Pretty either way, but different
@Bumpy Cat
But the real one on the left looks more real, and the one of the right I wouldn't look at twice because its too fake. But truthfully, I suspect that probably varies from person to person, like all other attractiveness related things.
Prettier before
On a purely aesthetic perspective I find the 'before' more attractive. That, however, is a moot point as the make up wearing part of the population aren't doing it for me. They are doing for the women who put them down at every available opportunity and the flirty comments being over made up attracts.
I also find the adverts that say hair should be 'shiny' a bit annoying I think it looks like barbie doll nylon hair.
you're all wrong
they're both not pretty.
now i am going back to my troll cave to resume trolling.
Model size reduction
That was great. Better than some things that I've paid to watch!
I also like this video I should've posted this the other day when there was the other fotoshop article: Youtube
What about the 11th sign of aging?
If you take a look at the actual copy in those ads, it's remarkable how little they say - and how demonstrably and obviously false what they *do* say is. I'm really not sure how they get away with it, given that, say, ISPs get bonked on the head for showing misleading speed ratings. If they were as blatant as cosmetics companies, they'd be saying you could travel through the line yourself and meet your friends on the other side.

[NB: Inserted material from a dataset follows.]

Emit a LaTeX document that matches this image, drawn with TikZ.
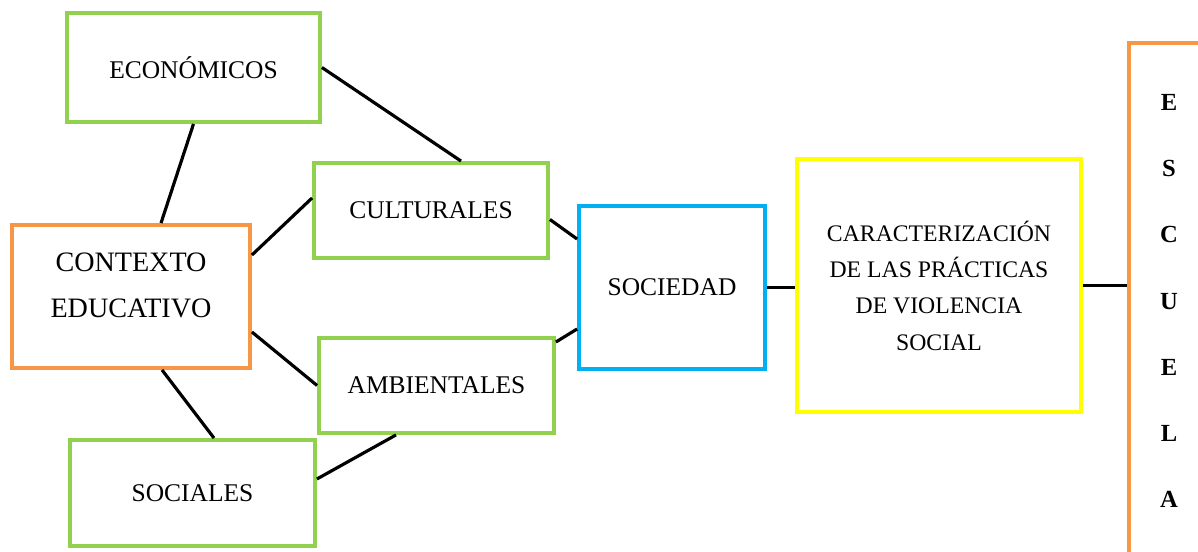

pro-pixel intensifying fauxtanical hydro-jargon microbead extract
(featuring nutritive volumizing technology)
Superb.
To the sceptics
You really should not underestimate the significant rejuvenating effects that can be achieved by the regular application of fauxtanical hydro-jargon.
US doesn't enforce thruth in advertising
@David W., I guessed from the article that this was being marketed in the US given the statement wondering if it'll make it to his side of the pond or not.
False advertising is nominally illegal here but it's not enforced. I think the FTC relies on customers filing complaints before they do a thing, and customers here have gotten used to ads straying further and further from the truth so they simply don't file. You've got ads claiming "3x more" when they mean "3x as much", you've got ads saying "20mbps" when they can't provide the speeds, you've got ads with some truck literally skiing down the side of a mountain and doing backflips (not even a blown shock!)*, continuing ads for mobile broadband showing people watching movie after movie, when the carriers have gone from unlimited data to cripplingly low data caps (they don't mention watching that movie would cost at least $20!), it's normal now for companies to list "$20 a month for 6 months", without even listing *in the small print* what the real price will be. The Enzyte guy (Enzyte is an alleged wang-enhancement pill) was thrown in jail for fraud, but he wasn't required to pull his ads so they are still airing like a year later!
That said, I've never heard of this product.
*The joke of it is, the "realistic" truck or SUV ads will claim how rugged it is, while showing them driving down the nicest, smoothest bit of manicured sand or gravel I've ever seen, you could seriously drive down them in a golf cart.
Or for an excuse to look at porn...
Feel free to google "zoo real girls red pen" (without quotes) to see what lengths a certain jazz-mag will go to to solve the problem that a topless model has big tits. No, seriously, that is a problem nowdays.